- **Data**
_ _ _ _ _ _ _
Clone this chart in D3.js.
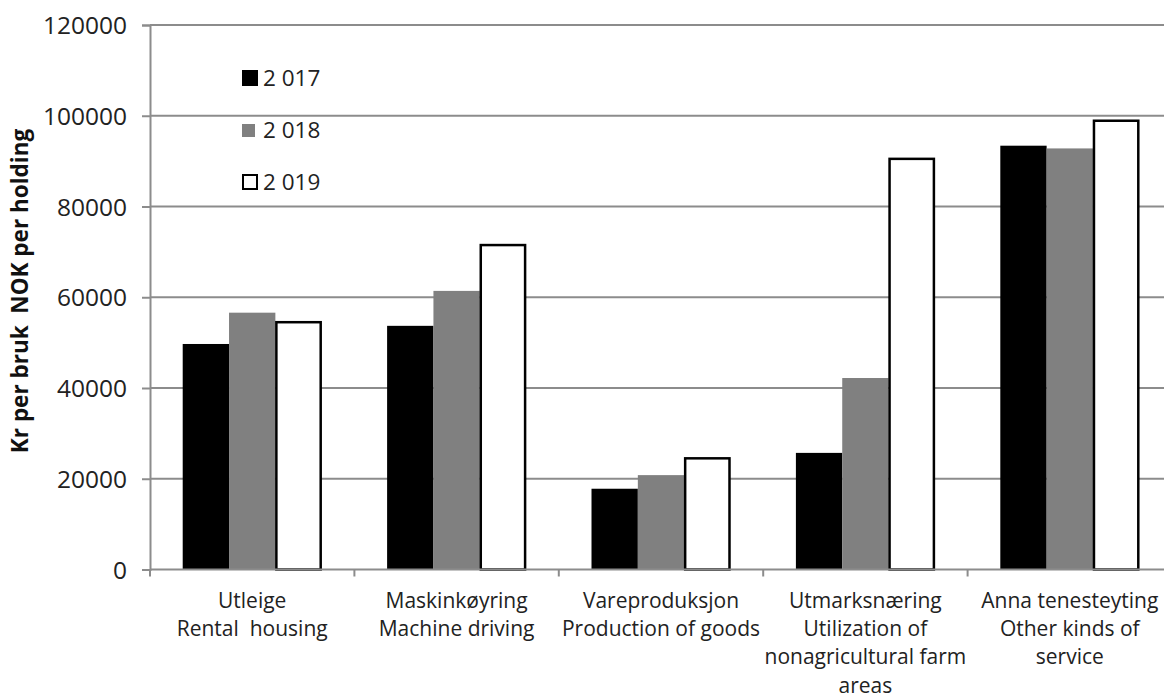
<!DOCTYPE html>
<html>
<head>
<meta charset="utf-8">
<script src="https://cdn.jsdelivr.net/npm/d3@7"></script>
<style>
  html, body { margin: 0; padding: 0; background: #fff; }
  svg { display: block; }
  text { font-family: "Open Sans", "Liberation Sans", sans-serif; }
</style>
</head>
<body>
<svg id="chart" width="1164" height="695"></svg>
<script>
const categories = [
  ["Utleige", "Rental  housing"],
  ["Maskinkøyring", "Machine driving"],
  ["Vareproduksjon", "Production of goods"],
  ["Utmarksnæring", "Utilization of", "nonagricultural farm", "areas"],
  ["Anna tenesteyting", "Other kinds of", "service"]
];
const seriesNames = ["2 017", "2 018", "2 019"];
const values2017 = [49700, 53700, 17800, 25700, 93400];
const values2018 = [56600, 61400, 20800, 42200, 92800];
const values2019 = [54500, 71500, 24500, 90500, 98900];
const yTicks = [0, 20000, 40000, 60000, 80000, 100000, 120000];
const yTitle = "Kr per bruk  NOK per holding";

(function () {
const series = [values2017, values2018, values2019];
const fills = ["#000000", "#808080", "#ffffff"];
const strokes = ["none", "none", "#000000"];

const svg = d3.select("#chart");
const mLeft = 150, mRight = 1172, mTop = 25, mBottom = 569.5;

const x0 = d3.scaleBand().domain(d3.range(categories.length)).range([mLeft, mRight]).paddingInner(0.32).paddingOuter(0.16);
const x1 = d3.scaleBand().domain(d3.range(series.length)).range([0, x0.bandwidth()]);
const y = d3.scaleLinear().domain([0, 120000]).range([mBottom, mTop]);

// gridlines
svg.append("g").selectAll("line").data(yTicks.filter(d => d > 0)).join("line")
  .attr("x1", mLeft).attr("x2", 1164)
  .attr("y1", d => y(d)).attr("y2", d => y(d))
  .attr("stroke", "#8c8c8c").attr("stroke-width", 2);

// bars
const groups = svg.append("g").selectAll("g").data(d3.range(categories.length)).join("g")
  .attr("transform", i => `translate(${x0(i)},0)`);
groups.selectAll("rect").data(i => series.map((s, k) => ({k, v: s[i]}))).join("rect")
  .attr("x", d => x1(d.k) + (d.k === 2 ? 1 : 0))
  .attr("width", d => x1.bandwidth() - (d.k === 2 ? 2 : 0))
  .attr("y", d => y(d.v))
  .attr("height", d => y(0) - y(d.v))
  .attr("fill", d => fills[d.k])
  .attr("stroke", d => strokes[d.k])
  .attr("stroke-width", 2.5);

// y axis
const yAxis = d3.axisLeft(y).tickValues(yTicks).tickSize(8).tickPadding(15).tickFormat(d3.format("d"));
const gy = svg.append("g").attr("transform", `translate(${mLeft},0)`).call(yAxis);
gy.select(".domain").attr("stroke", "#8c8c8c").attr("stroke-width", 2);
gy.selectAll(".tick line").attr("stroke", "#8c8c8c").attr("stroke-width", 2);
gy.selectAll(".tick text").attr("font-size", 24.5).attr("fill", "#222").attr("dy", "0.35em");

// x axis
const step = x0.step();
const catTicks = d3.range(categories.length + 1).map(i => mLeft + i * step);
const gx = svg.append("g");
gx.append("line").attr("x1", mLeft).attr("x2", 1164).attr("y1", mBottom).attr("y2", mBottom)
  .attr("stroke", "#8c8c8c").attr("stroke-width", 2);
gx.selectAll("line.t").data(catTicks).join("line").attr("class", "t")
  .attr("x1", d => d).attr("x2", d => d).attr("y1", mBottom).attr("y2", mBottom + 7)
  .attr("stroke", "#8c8c8c").attr("stroke-width", 2);
const labels = gx.selectAll("text").data(categories).join("text")
  .attr("x", (d, i) => x0(i) + x0.bandwidth() / 2)
  .attr("y", 608)
  .attr("text-anchor", "middle")
  .attr("font-size", 21)
  .attr("fill", "#222")
  .style("white-space", "pre");
labels.selectAll("tspan").data(d => d).join("tspan")
  .attr("x", function() { return d3.select(this.parentNode).attr("x"); })
  .attr("dy", (d, j) => j === 0 ? 0 : 28.2)
  .text(d => d);

// y title
svg.append("text")
  .attr("transform", `translate(28,291) rotate(-90)`)
  .attr("text-anchor", "middle")
  .attr("font-family", "Liberation Sans, Arial, sans-serif")
  .attr("font-weight", "bold")
  .attr("font-size", 22.5)
  .attr("fill", "#111")
  .style("white-space", "pre")
  .text(yTitle);

// legend
const legend = svg.append("g").selectAll("g").data(seriesNames).join("g")
  .attr("transform", (d, i) => `translate(242,${78 + i * 52})`);
legend.append("rect")
  .attr("x", (d, i) => i === 2 ? 1 : 0)
  .attr("y", (d, i) => i === 1 ? -6 : (i === 2 ? -7 : -8))
  .attr("width", (d, i) => i === 1 ? 13 : (i === 2 ? 14 : 16))
  .attr("height", (d, i) => i === 1 ? 13 : (i === 2 ? 14 : 16))
  .attr("fill", (d, i) => fills[i])
  .attr("stroke", (d, i) => strokes[i])
  .attr("stroke-width", 2);
legend.append("text")
  .attr("x", 21).attr("y", 0).attr("dy", "0.35em")
  .attr("font-size", 22.5).attr("fill", "#222")
  .text(d => d);
})();
</script>
</body>
</html>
_ _ _ _ _ _ _
Select from the material above each line in which the string "chart" appears, and list those lines.

- **Written answer**
Clone this chart in D3.js.
<svg id="chart" width="1164" height="695"></svg>
const svg = d3.select("#chart");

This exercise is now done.